Omelia della II domenica di Pasqua

(At 5, 12-16; Sal 117; Ap 1, 9-11a-12-13.17-19; Gv 20, 19-31)
28-04-2019

«Nel giorno del Signore», accade a Giovanni di vivere un’esperienza di rivelazione a Patmos. È sempre la domenica, quando: «alla sera di quel giorno, il primo della settimana» è collocata l’apparizione del Signore risorto. In effetti, sono diversi i nomi dati alla domenica dai primi cristiani: “primo giorno dopo il sabato”, “primo giorno della settimana”, “giorno del Signore”, e poi ancora “ottavo giorno” e, per finire, “giorno del sole”. Quel che se ne ricava è che la domenica è questione decisiva per la fede, ma anche per l’umano. Ai nostri giorni, dopo venti secoli di cristianesimo, la domenica è ridotta piuttosto male. Per cominciare, non è più il primo, ma solo l’ultimo giorno della settimana, il week end, appunto. Ma soprattutto, si capisce che è un giorno in cui alla rinfusa c’è di tutto, meno l’essenziale. Senza accorgercene – sotto l’incalzare del consumismo – abbiamo barattato il riposo con lo svago, la riflessione con l’eccitazione, l’incontro con l’isolamento. E per quel che riguarda la comunità siamo a livelli sempre più scarsi di appartenenza.

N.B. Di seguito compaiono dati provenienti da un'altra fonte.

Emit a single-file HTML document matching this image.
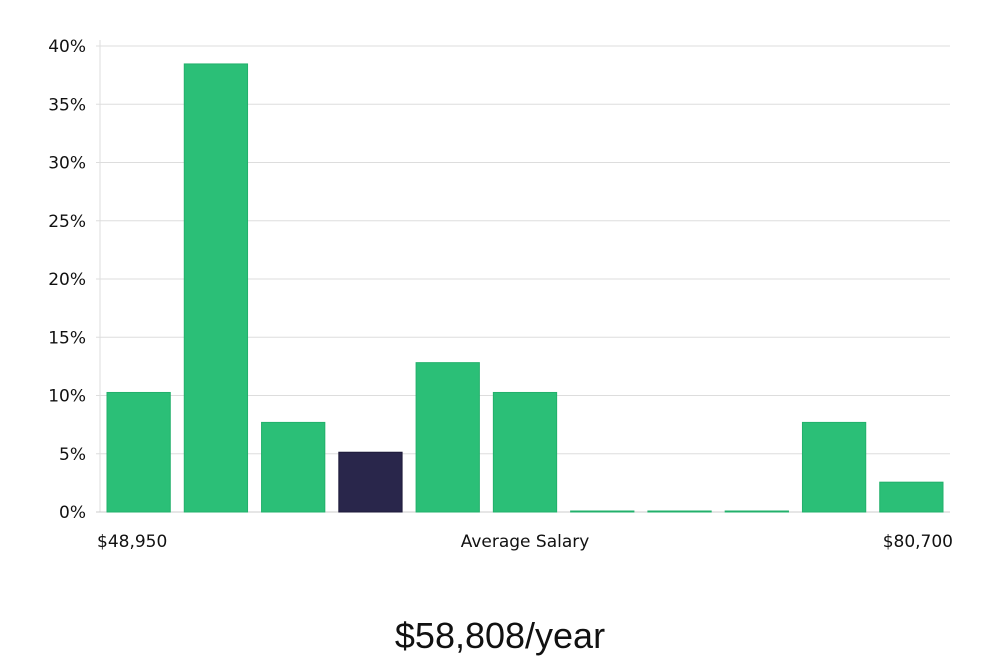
<!DOCTYPE html>
<html><head><meta charset="utf-8"><style>
body{margin:0;background:#fff;width:1000px;height:660px;overflow:hidden;font-family:"DejaVu Sans","Liberation Sans",sans-serif;}
svg text{fill:#111;}
</style></head><body>
<svg width="1000" height="660" id="chart">
<g id="grid"></g><g id="bars"></g><g id="labels"></g>
<text x="500" y="648" text-anchor="middle" font-size="36" font-family="'Liberation Sans',sans-serif">$58,808/year</text>
</svg>
<script>
const values=[10.26,38.46,7.69,5.13,12.82,10.26,0,0,0,7.69,2.56];
const highlight=[false,false,false,true,false,false,false,false,false,false,false];
const yTicks=[0,5,10,15,20,25,30,35,40];
const xLabels=["$48,950","Average Salary","$80,700"];
const ns="http://www.w3.org/2000/svg";
const x0=100,x1=950,y0=512,y40=46;
const yScale=v=>y0-(v/40)*(y0-y40);
const slot=(x1-x0)/values.length;
const grid=document.getElementById('grid'),bars=document.getElementById('bars'),labels=document.getElementById('labels');
function mk(tag,attrs,parent){const e=document.createElementNS(ns,tag);for(const k in attrs)e.setAttribute(k,attrs[k]);parent.appendChild(e);return e;}
const ax=mk('line',{x1:x0,x2:x0,y1:40,y2:y0,stroke:'#ddd'},grid);


yTicks.forEach(t=>{
  const l=mk('line',{x1:x0-4,x2:x1,y1:yScale(t),y2:yScale(t),stroke:t===0?'#ccc':'#ddd'},grid);
  
  
  const tx=mk('text',{x:86,y:yScale(t)+6,'text-anchor':'end','font-size':17},labels);
  tx.textContent=t+'%';
  
  
});
values.forEach((v,i)=>{
  const h=Math.max(y0-yScale(v),1);
  const r=mk('rect',{x:x0+i*slot+7,y:y0-h,width:slot-14,height:h,fill:highlight[i]?'#29264b':'#2bbf77',stroke:highlight[i]?'#1d1a3a':'#22b06b','stroke-width':1},bars);
  
  
});
const pos=[[97,'start'],[525,'middle'],[953,'end']];
xLabels.forEach((s,i)=>{
  const t=mk('text',{x:pos[i][0],y:547,'text-anchor':pos[i][1],'font-size':17},labels);
  t.textContent=s;
  
  
});
</script>
</body></html>
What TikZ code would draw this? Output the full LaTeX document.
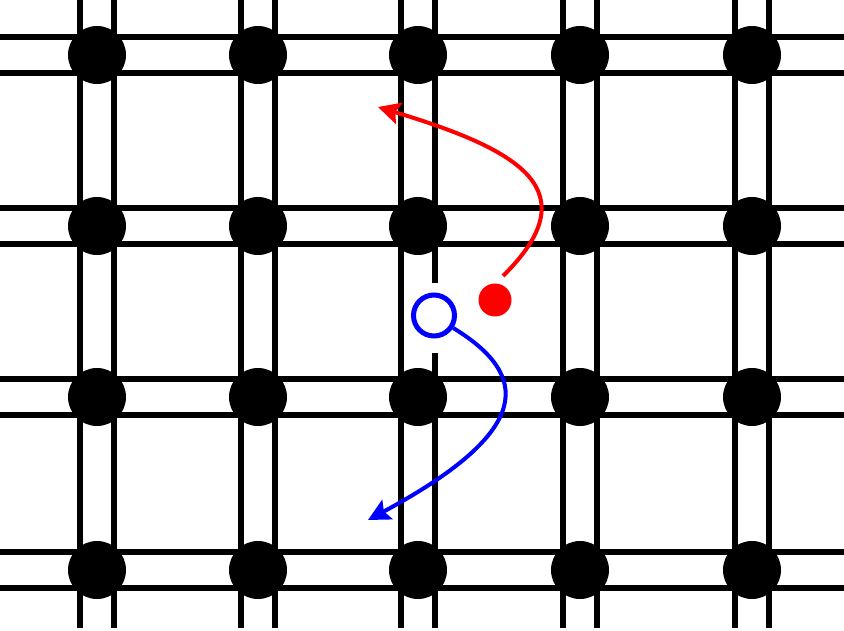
\documentclass[tikz,border=0pt]{standalone}
\usetikzlibrary{arrows.meta}

\begin{document}
\begin{tikzpicture}[
  x=1pt,y=-1pt,
  rail/.style={line width=5.5pt,black},
  site/.style={circle,fill=black,inner sep=0pt,minimum size=58pt},
  hole/.style={circle,draw=blue,fill=white,line width=5pt,inner sep=0pt,minimum size=41pt},
  particle/.style={circle,fill=red,inner sep=0pt,minimum size=33pt},
  hop/.style={-{Stealth[length=22pt,width=22pt,inset=4pt]},line width=4pt}
]
  \useasboundingbox (0,0) rectangle (844,631);

  % double rails of the lattice
  \foreach \x in {97,258,418,580,752}
    \draw[rail] (\x-17,0) -- (\x-17,628) (\x+17,0) -- (\x+17,628);
  \foreach \y in {55,226,397,570}
    \draw[rail] (0,\y-18) -- (844,\y-18) (0,\y+18) -- (844,\y+18);
  \fill[white] (430,283) rectangle (442,353);

  % lattice sites
  \foreach \x [count=\i] in {97,258,418,580,752}
    \foreach \y [count=\j] in {55,226,397,570}
      \node[site] (s-\i-\j) at (\x,\y) {};

  \node[hole] (h) at (434,315.5) {};
  \node[particle] (e) at (495,300) {};
  \coordinate (estart) at (503,276);
  \coordinate (etip) at (378,107);
  \coordinate (htip) at (368,520);

  \draw[hop,red] (estart) .. controls (590,190) and (520,150) .. (etip);
  \draw[hop,blue] (h.-33) .. controls (530,375) and (535,430) .. (htip);
\end{tikzpicture}
\end{document}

Che cosa è invece la domenica? La domenica non è tanto un precetto da assolvere nel tempo più breve e nello spazio più comodo, ma è una questione di identità e di rivelazione della nostra fede. La salvezza che il cristianesimo vuole annunciare non è solo dentro la storia, ma anche all’interno di una dimensione comunitaria. Ci sono almeno tre condizioni da preservare.

La prima è la domenica come giorno dell’Eucaristia. Per i primi cristiani alla domenica era festa perché si celebrava l’Eucaristia e non il contrario. Per questo si celebrava l’Eucaristia prima dell’alba e questo non solo per rievocare la memoria della resurrezione, ma anche perché essendo fino al IV secolo un giorno lavorativo, era quello l’unico momento utile per riunirsi.

La seconda è la domenica come giorno della comunità in cui ci si riconcilia, prima di recarsi all’altare. E soprattutto in cui si condivide quello che si ha e quello che si è. Il vescovo ad esempio deve fare l’elemosina tutte le domeniche secondo il XVI Canone di Atanasio (!).

La terza è la domenica come anticipo della domenica senza tramonto. Non più “il sabato del villaggio” dove si ha la sensazione che tutto sta per finire. Ma l’anticipo di quello che è per sempre. Di qui il riposo perché ciò che è decisivo dipende da Dio.

Scriverà il martire Felice (IV secolo): «non si può essere cristiani senza il dominicum, né celebrare il dominicum senza il cristiano».